En su breve paso por Chile, pero no menos fecundo ni útil a nuestros intereses por ver la sociedad de aquellos tiempos, el padre del modernismo nos permite echar mano de unas cuantas ironías aplicables a las pasiones, altas y bajas, de aquel tiempo. Nos cuenta Darío que a Pedro

 

“la neurosis le hacía padecer con duros padecimientos”.

Agrega un dato muy apreciable que nos posiciona en forma muy realista en la época:

 

“Los que no lo sepáis, sabed que la neurosis, el mal del siglo, tiene muy extendidos sus dominios”.

Y añade algo, decimos nosotros, tan vigente hoy como la nieve de la cordillera:

 

“De la neurosis, como congoja del alma, están libres los estúpidos con su cretinismo.

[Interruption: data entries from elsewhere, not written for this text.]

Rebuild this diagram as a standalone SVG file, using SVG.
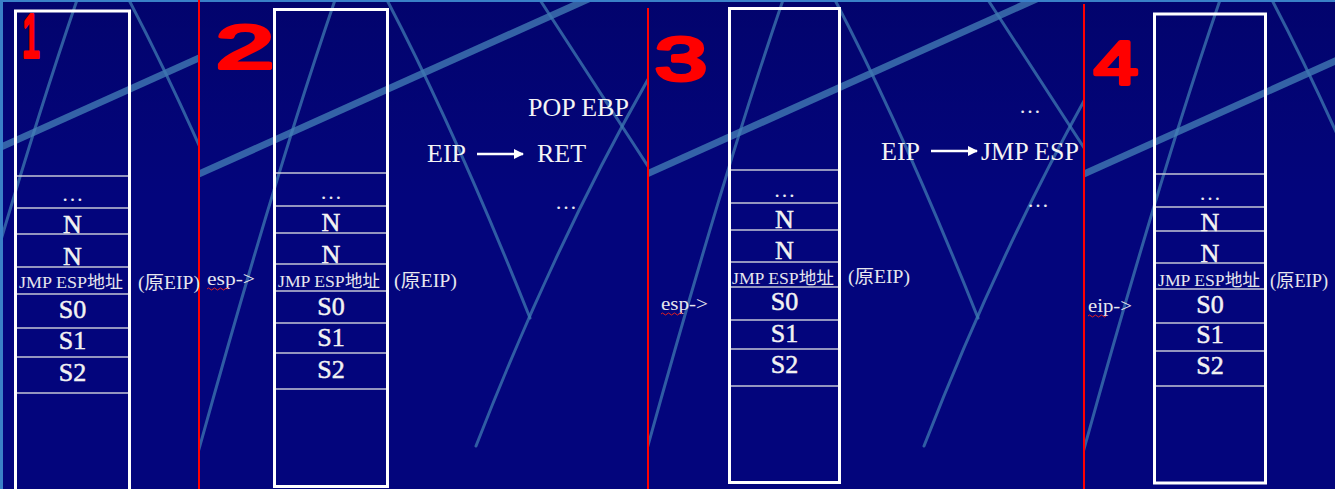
<svg xmlns="http://www.w3.org/2000/svg" xmlns:xlink="http://www.w3.org/1999/xlink" width="1335" height="489" viewBox="0 0 1335 489">
<defs>
<style>
.bg{fill:#03057c}
.ln{fill:none;stroke:#3f7ab2;stroke-width:3;stroke-linecap:round;opacity:0.75}
.band{fill:none;stroke:#4682b8;stroke-width:7;opacity:0.75}
.box{fill:none;stroke:#ffffff;stroke-width:3}
.row{stroke:#c4c6d6;stroke-width:1.6}
.sep{stroke:#ff0000;stroke-width:2}
.cell{font-family:"Liberation Serif","Noto Sans CJK SC",serif;fill:#f2f2f2;stroke:#f2f2f2;stroke-width:0.5;font-size:26px;text-anchor:middle}
.dots{font-family:"Liberation Serif",serif;fill:#e8e8f0;font-size:22px;text-anchor:middle}
.addr{font-family:"Liberation Serif","Noto Sans CJK SC",serif;fill:#e6e6ee;font-size:17px;text-anchor:middle}
.side{font-family:"Liberation Serif","Noto Sans CJK SC",serif;fill:#e6e6ee;font-size:18px}
.big{font-family:"Liberation Serif",serif;fill:#f4f4f4;font-size:26px}
.num{font-family:"Liberation Sans",sans-serif;fill:#ff0000;stroke:#ff0000;stroke-width:4;stroke-linejoin:round;font-size:62px}
.arrow{stroke:#ffffff;stroke-width:2.5;fill:none}
.squig{fill:none;stroke:#e02020;stroke-width:1}
</style>
<linearGradient id="shade" x1="0" y1="0" x2="0" y2="1">
<stop offset="0" stop-color="#000050" stop-opacity="0.35"/>
<stop offset="0.4" stop-color="#000050" stop-opacity="0"/>
</linearGradient>
<g id="slidebg">
<path class="ln" d="M135,0 Q70,190 -12,489"/>
<path class="band" d="M-70,205 L395,-4"/>
<path class="ln" d="M187,0 Q255,130 330,318"/>
<path class="ln" d="M340,0 L470,200"/>
<path class="ln" d="M462,55 Q360,230 276,446"/>
</g>
<clipPath id="c1"><rect x="0" y="0" width="199" height="489"/></clipPath>
<clipPath id="c2"><rect x="200" y="0" width="448" height="489"/></clipPath>
<clipPath id="c3"><rect x="648" y="0" width="436" height="489"/></clipPath>
<clipPath id="c4"><rect x="1085" y="0" width="250" height="489"/></clipPath>
<marker id="ah" markerWidth="10" markerHeight="10" refX="9" refY="5" orient="auto" markerUnits="userSpaceOnUse">
<path d="M0,0 L10,5 L0,10 Z" fill="#ffffff"/>
</marker>
</defs>

<g id="background">
<rect class="bg" x="0" y="0" width="1335" height="489"/>
<rect x="0" y="0" width="1335" height="489" fill="url(#shade)"/>
<g clip-path="url(#c1)"><use xlink:href="#slidebg" transform="translate(-58,0)"/></g>
<g clip-path="url(#c2)"><use xlink:href="#slidebg" transform="translate(200,0)"/></g>
<g clip-path="url(#c3)"><use xlink:href="#slidebg" transform="translate(648,0)"/></g>
<g clip-path="url(#c4)"><use xlink:href="#slidebg" transform="translate(1085,0)"/></g>
<rect x="0" y="0" width="1335" height="2" fill="#3a80c8"/>
<rect x="0" y="0" width="3" height="489" fill="#3a80c8"/>
<line class="sep" x1="199" y1="0" x2="199" y2="489"/>
<line class="sep" x1="648" y1="8" x2="648" y2="489"/>
<line class="sep" x1="1084" y1="4" x2="1084" y2="489"/>
</g>

<g id="stack1">
<rect class="box" x="15.5" y="11" width="114" height="490"/>
<line class="row" x1="17" y1="176" x2="128" y2="176"/>
<line class="row" x1="17" y1="208" x2="128" y2="208"/>
<line class="row" x1="17" y1="234" x2="128" y2="234"/>
<line class="row" x1="17" y1="267" x2="128" y2="267"/>
<line class="row" x1="17" y1="294" x2="128" y2="294"/>
<line class="row" x1="17" y1="328" x2="128" y2="328"/>
<line class="row" x1="17" y1="357" x2="128" y2="357"/>
<line class="row" x1="17" y1="393" x2="128" y2="393"/>
<text class="dots" x="72.5" y="201">…</text>
<text class="cell" x="72.5" y="233">N</text>
<text class="cell" x="72.5" y="265">N</text>
<text class="addr" x="71" y="288" textLength="104" lengthAdjust="spacingAndGlyphs">JMP ESP地址</text>
<text class="cell" x="72.5" y="318">S0</text>
<text class="cell" x="72.5" y="349">S1</text>
<text class="cell" x="72.5" y="381">S2</text>
<text class="side" x="138" y="289" textLength="62" lengthAdjust="spacingAndGlyphs">(原EIP)</text>
</g>

<g id="stack2">
<rect class="box" x="274.5" y="9.5" width="113" height="477"/>
<line class="row" x1="276" y1="173" x2="386" y2="173"/>
<line class="row" x1="276" y1="206" x2="386" y2="206"/>
<line class="row" x1="276" y1="233" x2="386" y2="233"/>
<line class="row" x1="276" y1="264" x2="386" y2="264"/>
<line class="row" x1="276" y1="291" x2="386" y2="291"/>
<line class="row" x1="276" y1="323" x2="386" y2="323"/>
<line class="row" x1="276" y1="353" x2="386" y2="353"/>
<line class="row" x1="276" y1="389" x2="386" y2="389"/>
<text class="dots" x="331" y="199">…</text>
<text class="cell" x="331" y="231">N</text>
<text class="cell" x="331" y="263">N</text>
<text class="addr" x="329" y="287" textLength="102" lengthAdjust="spacingAndGlyphs">JMP ESP地址</text>
<text class="cell" x="331" y="315">S0</text>
<text class="cell" x="331" y="346">S1</text>
<text class="cell" x="331" y="378">S2</text>
<text class="side" x="207" y="285" textLength="48" lengthAdjust="spacingAndGlyphs">esp-&gt;</text>
<path class="squig" d="M207,289 q1.5,-2 3,0 t3,0 t3,0 t3,0 t3,0 t3,0 t3,0"/>
<text class="side" x="394" y="287" textLength="63" lengthAdjust="spacingAndGlyphs">(原EIP)</text>
</g>

<g id="code2">
<text class="big" x="528" y="116">POP EBP</text>
<text class="big" x="427" y="162">EIP</text>
<text class="big" x="537" y="162">RET</text>
<text class="dots" x="566" y="209">…</text>
</g>

<g id="stack3">
<rect class="box" x="729.5" y="8.5" width="110" height="474"/>
<line class="row" x1="731" y1="170" x2="838" y2="170"/>
<line class="row" x1="731" y1="203" x2="838" y2="203"/>
<line class="row" x1="731" y1="230" x2="838" y2="230"/>
<line class="row" x1="731" y1="262" x2="838" y2="262"/>
<line class="row" x1="731" y1="287" x2="838" y2="287"/>
<line class="row" x1="731" y1="320" x2="838" y2="320"/>
<line class="row" x1="731" y1="349" x2="838" y2="349"/>
<line class="row" x1="731" y1="386" x2="838" y2="386"/>
<text class="dots" x="784.5" y="197">…</text>
<text class="cell" x="784.5" y="228">N</text>
<text class="cell" x="784.5" y="259">N</text>
<text class="addr" x="783" y="284" textLength="102" lengthAdjust="spacingAndGlyphs">JMP ESP地址</text>
<text class="cell" x="784.5" y="310">S0</text>
<text class="cell" x="784.5" y="342">S1</text>
<text class="cell" x="784.5" y="373">S2</text>
<text class="side" x="661" y="310" textLength="47" lengthAdjust="spacingAndGlyphs">esp-&gt;</text>
<path class="squig" d="M661,314 q1.5,-2 3,0 t3,0 t3,0 t3,0 t3,0 t3,0 t3,0"/>
<text class="side" x="848" y="283" textLength="62" lengthAdjust="spacingAndGlyphs">(原EIP)</text>
</g>

<g id="code3">
<text class="dots" x="1030" y="113">…</text>
<text class="big" x="881" y="160">EIP</text>
<text class="big" x="981" y="160">JMP ESP</text>
<text class="dots" x="1038" y="207">…</text>
</g>

<g id="stack4">
<rect class="box" x="1154.5" y="14" width="111" height="469"/>
<line class="row" x1="1156" y1="174" x2="1264" y2="174"/>
<line class="row" x1="1156" y1="207" x2="1264" y2="207"/>
<line class="row" x1="1156" y1="231" x2="1264" y2="231"/>
<line class="row" x1="1156" y1="263" x2="1264" y2="263"/>
<line class="row" x1="1156" y1="289" x2="1264" y2="289"/>
<line class="row" x1="1156" y1="323" x2="1264" y2="323"/>
<line class="row" x1="1156" y1="351" x2="1264" y2="351"/>
<line class="row" x1="1156" y1="386" x2="1264" y2="386"/>
<text class="dots" x="1210" y="200">…</text>
<text class="cell" x="1210" y="231">N</text>
<text class="cell" x="1210" y="262">N</text>
<text class="addr" x="1209" y="286" textLength="102" lengthAdjust="spacingAndGlyphs">JMP ESP地址</text>
<text class="cell" x="1210" y="313">S0</text>
<text class="cell" x="1210" y="343">S1</text>
<text class="cell" x="1210" y="374">S2</text>
<text class="side" x="1088" y="312" textLength="44" lengthAdjust="spacingAndGlyphs">eip-&gt;</text>
<path class="squig" d="M1088,316 q1.5,-2 3,0 t3,0 t3,0 t3,0 t3,0 t3,0"/>
<text class="side" x="1270" y="287" textLength="58" lengthAdjust="spacingAndGlyphs">(原EIP)</text>
</g>

<g id="connectors">
<line class="arrow" x1="477" y1="154" x2="523" y2="154" marker-end="url(#ah)"/>
<line class="arrow" x1="931" y1="151" x2="977" y2="151" marker-end="url(#ah)"/>
</g>

<g id="labels">
<text class="num" x="22" y="57" textLength="18" lengthAdjust="spacingAndGlyphs">1</text>
<text class="num" x="216" y="68" textLength="58" lengthAdjust="spacingAndGlyphs">2</text>
<text class="num" x="655" y="80" textLength="52" lengthAdjust="spacingAndGlyphs" font-size="70">3</text>
<text class="num" x="1094" y="84" textLength="44" lengthAdjust="spacingAndGlyphs" font-size="74">4</text>
</g>
</svg>
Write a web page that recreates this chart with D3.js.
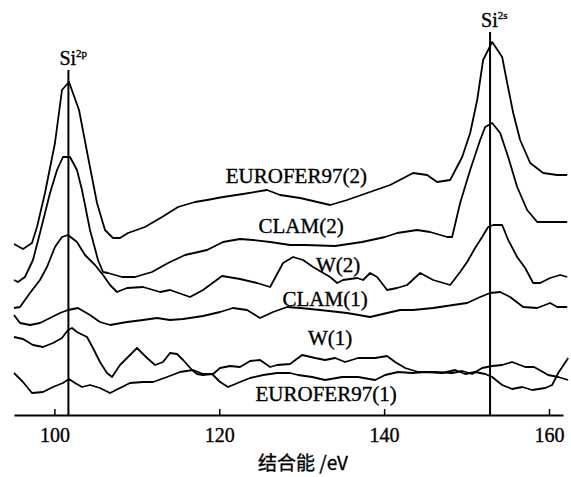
<!DOCTYPE html>
<html>
<head>
  <meta charset="utf-8">
  <title>XPS Si</title>
  <script src="https://cdn.jsdelivr.net/npm/d3@7"></script>
  <style>
    body { margin: 0; background: #fff; }
    svg text { font-family: "Liberation Serif", "DejaVu Serif", serif; fill: #000; stroke: #000; stroke-width: 0.35; }
    .curve { fill: none; stroke: #000; stroke-width: 1.8; stroke-linejoin: round; }
  </style>
</head>
<body>
<div id="chart"></div>
<script>
// spectra: [binding energy eV, intensity a.u.]
var eurofer2 = [[95.10,171],[96.19,166],[97.28,172],[97.89,188],[98.86,222],[100.07,272],[100.92,325],[101.77,333],[102.99,305],[104.08,258],[105.17,212],[106.14,185],[107.11,177],[107.96,177],[108.93,182],[110.99,188],[113.06,198],[115.00,208],[117.06,213],[118.52,215],[120.46,218],[122.88,221],[125.80,225],[127.38,220],[129.81,217],[133.45,210],[135.51,215],[137.94,222],[140.73,230],[143.52,242],[145.22,240],[146.43,233],[148.01,235],[149.47,258],[150.44,282],[151.29,315],[152.01,355],[153.11,373],[154.32,358],[154.93,332],[155.66,302],[156.50,275],[157.72,252],[159.30,242],[160.99,240],[162.21,240]];
var clam2 = [[95.10,135],[95.58,133],[96.43,138],[97.40,155],[98.25,182],[99.47,222],[100.32,245],[101.04,258],[101.89,258],[102.74,245],[103.35,225],[104.32,185],[105.29,155],[105.90,143],[106.50,142],[108.20,138],[109.78,138],[111.84,143],[113.79,152],[115.85,160],[118.52,165],[120.46,173],[122.52,176],[124.10,175],[126.17,173],[128.59,170],[130.41,170],[134.05,169],[137.33,173],[140.12,178],[141.58,182],[144.00,185],[145.58,183],[147.65,178],[148.25,178],[149.22,212],[150.44,245],[151.65,275],[152.26,288],[153.11,292],[154.08,282],[155.05,258],[156.14,228],[157.35,205],[158.57,193],[160.14,193],[162.21,193]];
var w2 = [[95.10,107],[95.83,108],[97.04,122],[98.25,135],[99.10,148],[100.07,168],[100.92,178],[101.65,180],[102.74,173],[103.71,160],[104.93,150],[105.90,140],[106.75,130],[107.60,123],[108.81,127],[110.75,128],[112.82,123],[114.03,125],[116.46,118],[118.03,125],[120.34,139],[122.52,136],[124.59,132],[126.17,128],[127.74,152],[128.96,158],[130.17,155],[131.38,148],[133.45,138],[134.30,132],[135.02,135],[136.72,137],[137.45,135],[138.30,142],[139.15,138],[140.36,125],[141.58,127],[142.79,130],[144.37,142],[145.95,135],[148.01,130],[149.22,143],[150.07,153],[151.04,167],[151.89,178],[152.62,188],[153.23,190],[154.32,190],[155.05,175],[156.14,158],[157.11,147],[158.08,132],[158.93,132],[160.14,137],[161.36,140],[162.21,138]];
var clam1 = [[95.10,100],[95.83,92],[97.04,90],[98.25,92],[99.47,97],[100.68,102],[101.65,105],[102.86,107],[104.32,100],[105.53,93],[106.75,90],[108.81,93],[110.75,95],[112.45,97],[114.03,95],[115.61,96],[118.03,99],[120.10,103],[121.67,107],[123.37,105],[124.95,97],[126.53,103],[128.23,108],[129.81,107],[132.23,105],[135.51,102],[138.30,98],[140.36,102],[141.94,105],[143.52,105],[145.95,107],[148.37,110],[150.07,112],[151.65,118],[152.86,122],[154.08,123],[155.29,118],[156.87,108],[158.57,107],[160.14,112],[160.99,108],[162.21,108]];
var w1 = [[95.10,78],[96.19,76],[97.40,70],[98.62,68],[99.83,72],[100.92,77],[101.65,85],[102.14,87],[102.74,83],[103.96,78],[104.68,67],[105.53,53],[106.38,42],[106.99,38],[107.96,50],[110.02,67],[111.24,57],[112.21,50],[113.18,53],[114.03,62],[114.88,61],[115.61,55],[116.70,45],[117.31,41],[118.03,40],[119.13,41],[120.10,33],[121.07,28],[122.52,33],[123.74,37],[125.32,40],[127.02,42],[128.59,42],[129.56,40],[131.26,38],[132.84,35],[134.90,38],[136.84,38],[138.91,35],[140.12,40],[141.70,43],[143.40,42],[144.98,43],[147.04,42],[148.62,45],[149.83,41],[151.04,43],[152.26,41],[153.11,38],[154.32,30],[155.53,26],[156.75,28],[157.96,25],[159.54,27],[160.39,30],[161.12,42],[162.33,57]];
var eurofer1 = [[95.10,42],[96.19,33],[97.28,22],[98.62,23],[99.83,28],[101.04,32],[101.77,36],[102.50,32],[103.35,28],[104.32,30],[105.53,27],[106.75,22],[107.96,27],[109.17,32],[110.75,33],[111.97,33],[113.67,38],[115.24,43],[116.82,45],[118.03,41],[119.25,41],[120.10,47],[121.31,49],[122.52,48],[123.74,54],[124.95,55],[126.17,48],[127.02,50],[128.59,51],[130.05,60],[131.63,57],[132.84,55],[134.05,57],[135.27,53],[136.84,57],[138.91,57],[140.36,59],[141.33,53],[142.55,47],[144.13,43],[146.19,43],[148.25,42],[149.47,44],[150.68,41],[151.89,47],[153.11,49],[154.32,50],[155.53,53],[157.11,48],[158.20,48],[159.90,40],[161.12,38],[162.33,35]];

var seriesNames = ["EUROFER97(2)", "CLAM(2)", "W(2)", "CLAM(1)", "W(1)", "EUROFER97(1)"];
var seriesData = [eurofer2, clam2, w2, clam1, w1, eurofer1];

var peakEnergy = [101.7, 152.85];
var peakTop = [345, 383];
var peakSup = ["2p", "2s"];

var xTicks = [100, 120, 140, 160];
var xTitle = "结合能 /eV";

// where each curve name sits, in data units
var labelAt = [[129.35, 232], [129.93, 182], [134.42, 143], [132.84, 109], [133.45, 70], [132.96, 14]];

var w = 571, h = 477;
var svg = d3.select("#chart").append("svg")
  .attr("width", w)
  .attr("height", h);

var x = d3.scaleLinear().domain([95.1, 161.7]).range([14, 563]);
var y = d3.scaleLinear().domain([0, 400]).range([415, 15]);

var line = d3.line()
  .x(function(d) { return x(d[0]); })
  .y(function(d) { return y(d[1]); });

// peak marker lines
svg.selectAll("line.peak")
  .data(peakEnergy)
  .enter()
  .append("line")
  .attr("class", "peak")
  .attr("x1", function(d) { return x(d); })
  .attr("x2", function(d) { return x(d); })
  .attr("y1", function(d, i) { return y(peakTop[i]); })
  .attr("y2", y(0))
  .attr("stroke", "#000")
  .attr("stroke-width", 2);

var peakText = svg.selectAll("text.peak")
  .data(peakEnergy)
  .enter()
  .append("text")
  .attr("class", "peak")
  .attr("x", function(d) { return x(d) - 9; })
  .attr("y", function(d, i) { return y(peakTop[i]) - 5; })
  .attr("font-size", "20px")
  .text("Si");
peakText.append("tspan")
  .attr("font-size", "11px")
  .attr("dy", "-8")
  .text(function(d, i) { return peakSup[i]; });

svg.selectAll("path.curve")
  .data(seriesData)
  .enter()
  .append("path")
  .attr("class", "curve")
  .attr("d", line);

svg.selectAll("text.name")
  .data(seriesNames)
  .enter()
  .append("text")
  .attr("class", "name")
  .attr("x", function(d, i) { return x(labelAt[i][0]); })
  .attr("y", function(d, i) { return y(labelAt[i][1]); })
  .attr("text-anchor", "middle")
  .attr("font-size", "21px")
  .text(function(d) { return d; });

var axis = d3.axisBottom(x)
  .tickValues(xTicks)
  .tickSizeInner(-6)
  .tickSizeOuter(0)
  .tickPadding(13);

var gx = svg.append("g")
  .attr("transform", "translate(0," + y(0) + ")")
  .call(axis);
gx.select(".domain").attr("stroke-width", 2);
gx.selectAll(".tick line").attr("stroke-width", 1.5);
gx.selectAll(".tick text")
  .attr("font-size", "20px")
  .attr("font-family", "Liberation Serif");

svg.append("text")
  .attr("x", 303)
  .attr("y", 470)
  .attr("text-anchor", "middle")
  .attr("font-size", "19px")
  .style("font-family", "'Noto Sans CJK SC', 'Liberation Serif', serif")
  .text(xTitle);
</script>
</body>
</html>
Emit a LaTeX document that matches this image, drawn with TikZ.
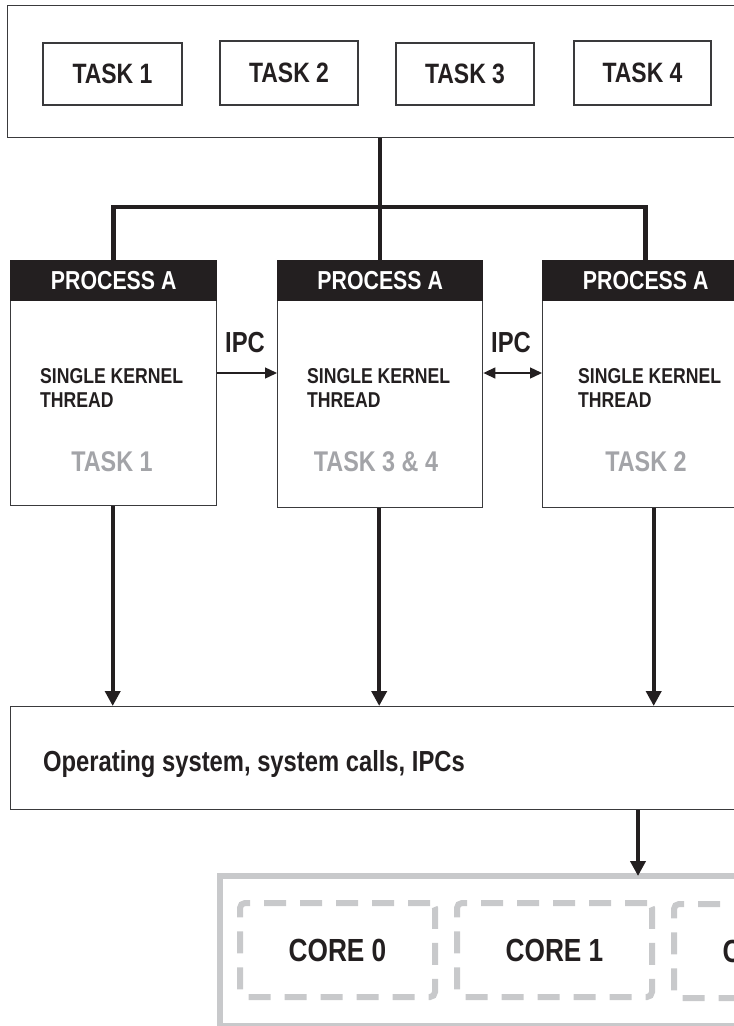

Esos comerciantes cacoquimios, esos rentistas con barriga de cucurbitáceos, no la padecen, no la pueden padecer”.

 

Un ensayo de una carga de caballería realizado en el Parque Cousiño, donde se llevaba a efecto una preparación para la parada militar de 1889, le provocó a Pedro el paro cardíaco que le hizo emprender el vuelo hacia otras tierras de sus ensueños. Pero el asma, la tuberculosis y las deformidades de su cuerpo no lograron vencer sobre su destino de “dulce príncipe” de las artes.

 


 

Bibliografía Consultada

 

Balmaceda Toro, Pedro (A. de Gilbert). Estudios i ensayos literarios. Santiago: Imp. Cervantes, 1889.

 

Darío, Rubén. A. de Gilbert. San Salvador: Imp. Nacional, 1889.

 

Silva Castro, Raúl. Rubén Darío a los veinte años. Santiago: A. Bello, 1970.

 

Vicuña, Manuel. El París americano. La oligarquía chilena como actor urbano en el siglo XIX. Santiago: U. Finis Terrae y Museo Histórico Nacional, 1996.